According to the proposed presidential decree, the intelligence agency will be able to work with police and other investigative authorities in their response to national security threats and operations against North Korea, even after the legal revisions take effect. The agency will keep the ability to collect intelligence on North Korean targets and engage in responses by concerned state authorities.
Speaking to The Korea Herald on Thursday, Rep.

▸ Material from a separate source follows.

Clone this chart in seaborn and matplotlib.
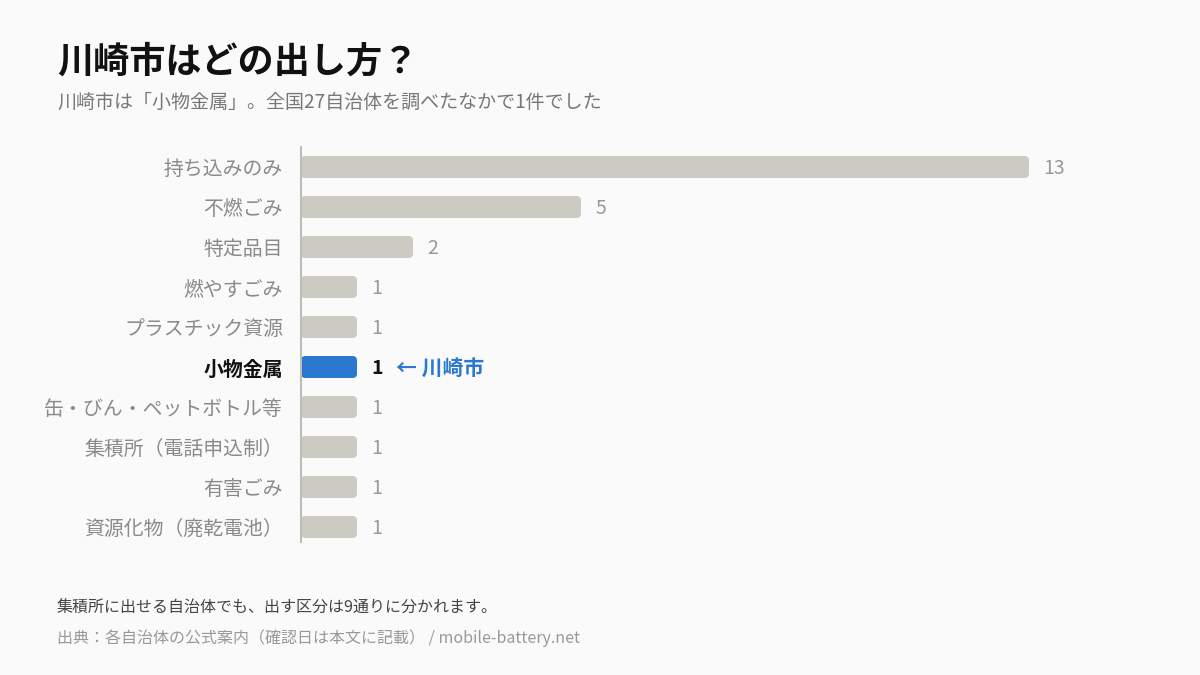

Youn Kun-young of the main opposition Democratic Party of Korea said the proposed decree appeared to be a “trick” pulled by the intelligence agency to undo the revised laws, which are soon to come into effect.
At the time, the then-ruling Democratic Party, passing the revised laws in the absence of the support of the rival People Power Party, said they were intended to keep the country’s intelligence agency in check by transferring its key investigative functions to the police.
Youn, who was a senior presidential secretary for Moon, said Democratic Party lawmakers on the National Assembly intelligence committee will be considering possible legal measures against the decree put forth by the agency.
The intelligence agency says the decree, which awaits the Ministry of Government Legislation’s review, is not aimed at bypassing the revised laws that will forfeit its investigative capabilities. The decree is “intended to minimize a possible break in investigations” once police assume the agency’s role in anti-espionage efforts, an agency official said Thursday.
Jeong Gu-young, a former agent with the intelligence agency, told The Korea Herald that the presidential decree as proposed was thought to amount to “minimal steps” to complement the abolition of the agency's authority to investigate North Korea-related espionage cases.
“As a safety net, it only makes sense to let the intelligence agency offer its expertise in counter-espionage matters to police or other investigative authorities,” he said.